The biggest concern here is the gradual closing of the time window for abortion access. Most people don’t even know they’re pregnant at five or six weeks. At five weeks, some women would still be waiting around for a period to show up, even though they might be carrying a fetus with a detectable heartbeat. For women with irregular periods, such a short time frame could easily slip from their grasp, and they would either have to travel out of state for a termination or have a forced birth. Not to mention that the only reliable way to detect a fetal heartbeat is a transvaginal ultrasound, so these kinds of bills would automatically allow for the special kind of assault perpetrated by a government-mandated, unwanted object being shoved into one’s vagina and wiggled around.
Most of these states have already enacted extreme anti-choice measures designed to make obtaining an abortion as difficult as possible.
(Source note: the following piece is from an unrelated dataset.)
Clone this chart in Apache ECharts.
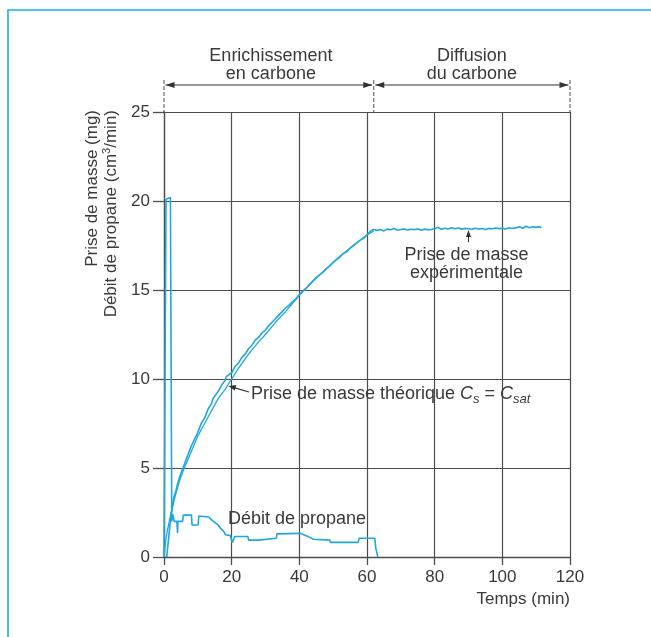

Most states have require waiting periods of 24 hours and thus make obtaining an abortion a two-day procedure at the minimum. Wyoming, Mississippi, and North Dakota only have one abortion clinic per state, making access difficult for anyone who doesn’t live close to a provider. Now not only would women have to find the time and money to make a trip across the state, they would only have a few weeks to do it. They would have to have the money ready for the procedure (no time for fundraising!), be able to take several days off of work, and have the means to travel. As usual, these measures unfairly target working class and impoverished women, who would not have the time, money, or luxury of taking off work to jump over these anti-choice hurdles.
These bills are nothing if not manipulative, underhanded plays on emotion. The talk of heartbeats is meant to stir emotion in us. We have romantic ideas and notions tied to the concept of heartbeats and hearts in general, and these bills are using those ties to manipulate the public into supporting these bills. And like I said above, if you took a random person off the street who has no experience with pregnancy or reproductive health or activism, they might not think that something could have a heartbeat so soon. This is the language equivalent of the violent anti-choice posters depicting full-term babies and representing them as four-week-old fetuses or 20-week abortions. Because we tie heartbeat to humanity, we are supposed to think of a five-week-old pregnancy as something much more than it is. This was the logical next step for the movement after the failure of personhood bills, and it is almost as threatening.
Of all of these, Arkansas’ law is the most immediately threatening, followed by the measure in North Dakota. The Arkansas bill has already passed through committee, but still needs to be passed in the state legislature. Given the state’s high number of conservative politicians, it is certainly feasible that such a thing might happen. There are similar worries about North Dakota, where the heartbeat ban is currently in committee. Many civil rights and women’s groups are expected to fight these measures, including Planned Parenthood and the American Civil Liberties Union. If you were thinking of donating time or money to a cause, keep this one in mind. This fight isn’t going anywhere, and women will need all the help they can get. Donating money, writing to government officials, and volunteering at your local clinic can all help. We have to show them that we will not be dragged back half a century, and that we will fight all the way.